## Start SOURCE MATERIAL
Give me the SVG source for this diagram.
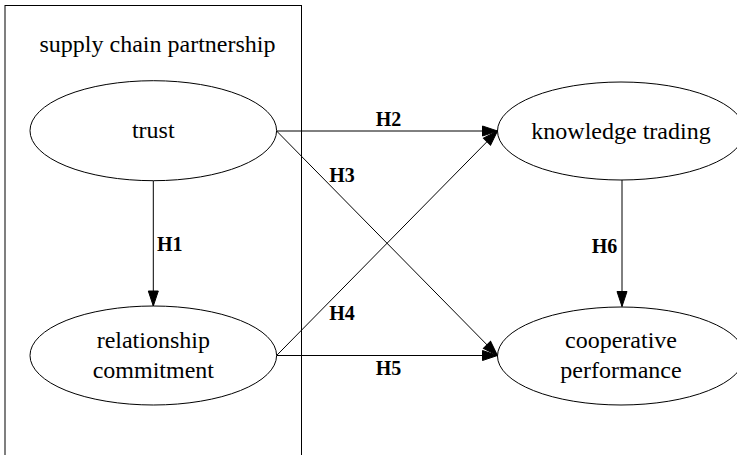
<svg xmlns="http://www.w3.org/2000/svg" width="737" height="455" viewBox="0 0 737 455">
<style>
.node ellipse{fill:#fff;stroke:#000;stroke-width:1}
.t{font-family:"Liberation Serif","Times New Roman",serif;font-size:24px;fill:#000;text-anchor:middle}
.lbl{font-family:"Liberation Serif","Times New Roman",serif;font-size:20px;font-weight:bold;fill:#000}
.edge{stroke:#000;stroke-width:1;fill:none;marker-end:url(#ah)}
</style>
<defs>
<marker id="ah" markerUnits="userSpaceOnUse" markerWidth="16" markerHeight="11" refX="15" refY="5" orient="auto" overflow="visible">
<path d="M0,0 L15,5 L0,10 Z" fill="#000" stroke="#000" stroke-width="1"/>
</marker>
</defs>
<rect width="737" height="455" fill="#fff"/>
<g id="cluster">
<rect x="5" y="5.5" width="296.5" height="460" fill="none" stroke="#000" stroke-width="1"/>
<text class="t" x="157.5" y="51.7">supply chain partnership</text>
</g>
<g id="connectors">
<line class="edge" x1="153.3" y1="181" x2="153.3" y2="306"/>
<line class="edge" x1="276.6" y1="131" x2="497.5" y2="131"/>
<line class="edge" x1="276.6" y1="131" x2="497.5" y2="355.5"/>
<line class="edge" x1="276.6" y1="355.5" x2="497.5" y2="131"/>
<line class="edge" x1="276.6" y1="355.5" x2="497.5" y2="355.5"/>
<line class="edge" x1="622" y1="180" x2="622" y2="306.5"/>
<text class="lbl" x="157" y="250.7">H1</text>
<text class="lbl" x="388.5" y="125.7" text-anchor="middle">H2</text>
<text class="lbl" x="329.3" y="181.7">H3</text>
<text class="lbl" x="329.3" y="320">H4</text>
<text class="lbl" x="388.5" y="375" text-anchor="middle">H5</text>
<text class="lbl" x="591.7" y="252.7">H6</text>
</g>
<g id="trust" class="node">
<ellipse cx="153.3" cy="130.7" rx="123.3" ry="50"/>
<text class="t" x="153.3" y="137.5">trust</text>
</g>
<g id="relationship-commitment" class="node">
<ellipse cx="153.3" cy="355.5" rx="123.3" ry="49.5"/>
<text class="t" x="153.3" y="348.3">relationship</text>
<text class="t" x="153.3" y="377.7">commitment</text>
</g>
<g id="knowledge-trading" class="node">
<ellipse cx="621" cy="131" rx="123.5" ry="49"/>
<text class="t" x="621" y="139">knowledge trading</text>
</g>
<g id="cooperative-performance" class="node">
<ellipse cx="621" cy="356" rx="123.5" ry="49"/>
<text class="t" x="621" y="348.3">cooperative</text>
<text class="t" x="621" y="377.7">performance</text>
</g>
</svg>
## End SOURCE MATERIAL
● **PROBLEM REQUIREMENTS**: Set every line down exactly as written, leaving each picture out.

● **SOLUTION FOR THIS TASK**:
Give me the SVG source for this diagram.
<svg xmlns="http://www.w3.org/2000/svg" width="737" height="455" viewBox="0 0 737 455">
<style>
.node ellipse{fill:#fff;stroke:#000;stroke-width:1}
.t{font-family:"Liberation Serif","Times New Roman",serif;font-size:24px;fill:#000;text-anchor:middle}
.lbl{font-family:"Liberation Serif","Times New Roman",serif;font-size:20px;font-weight:bold;fill:#000}
.edge{stroke:#000;stroke-width:1;fill:none;marker-end:url(#ah)}
</style>
<defs>
<marker id="ah" markerUnits="userSpaceOnUse" markerWidth="16" markerHeight="11" refX="15" refY="5" orient="auto" overflow="visible">
<path d="M0,0 L15,5 L0,10 Z" fill="#000" stroke="#000" stroke-width="1"/>
</marker>
</defs>
<rect width="737" height="455" fill="#fff"/>
<g id="cluster">
<rect x="5" y="5.5" width="296.5" height="460" fill="none" stroke="#000" stroke-width="1"/>
<text class="t" x="157.5" y="51.7">supply chain partnership</text>
</g>
<g id="connectors">
<line class="edge" x1="153.3" y1="181" x2="153.3" y2="306"/>
<line class="edge" x1="276.6" y1="131" x2="497.5" y2="131"/>
<line class="edge" x1="276.6" y1="131" x2="497.5" y2="355.5"/>
<line class="edge" x1="276.6" y1="355.5" x2="497.5" y2="131"/>
<line class="edge" x1="276.6" y1="355.5" x2="497.5" y2="355.5"/>
<line class="edge" x1="622" y1="180" x2="622" y2="306.5"/>
<text class="lbl" x="157" y="250.7">H1</text>
<text class="lbl" x="388.5" y="125.7" text-anchor="middle">H2</text>
<text class="lbl" x="329.3" y="181.7">H3</text>
<text class="lbl" x="329.3" y="320">H4</text>
<text class="lbl" x="388.5" y="375" text-anchor="middle">H5</text>
<text class="lbl" x="591.7" y="252.7">H6</text>
</g>
<g id="trust" class="node">
<ellipse cx="153.3" cy="130.7" rx="123.3" ry="50"/>
<text class="t" x="153.3" y="137.5">trust</text>
</g>
<g id="relationship-commitment" class="node">
<ellipse cx="153.3" cy="355.5" rx="123.3" ry="49.5"/>
<text class="t" x="153.3" y="348.3">relationship</text>
<text class="t" x="153.3" y="377.7">commitment</text>
</g>
<g id="knowledge-trading" class="node">
<ellipse cx="621" cy="131" rx="123.5" ry="49"/>
<text class="t" x="621" y="139">knowledge trading</text>
</g>
<g id="cooperative-performance" class="node">
<ellipse cx="621" cy="356" rx="123.5" ry="49"/>
<text class="t" x="621" y="348.3">cooperative</text>
<text class="t" x="621" y="377.7">performance</text>
</g>
</svg>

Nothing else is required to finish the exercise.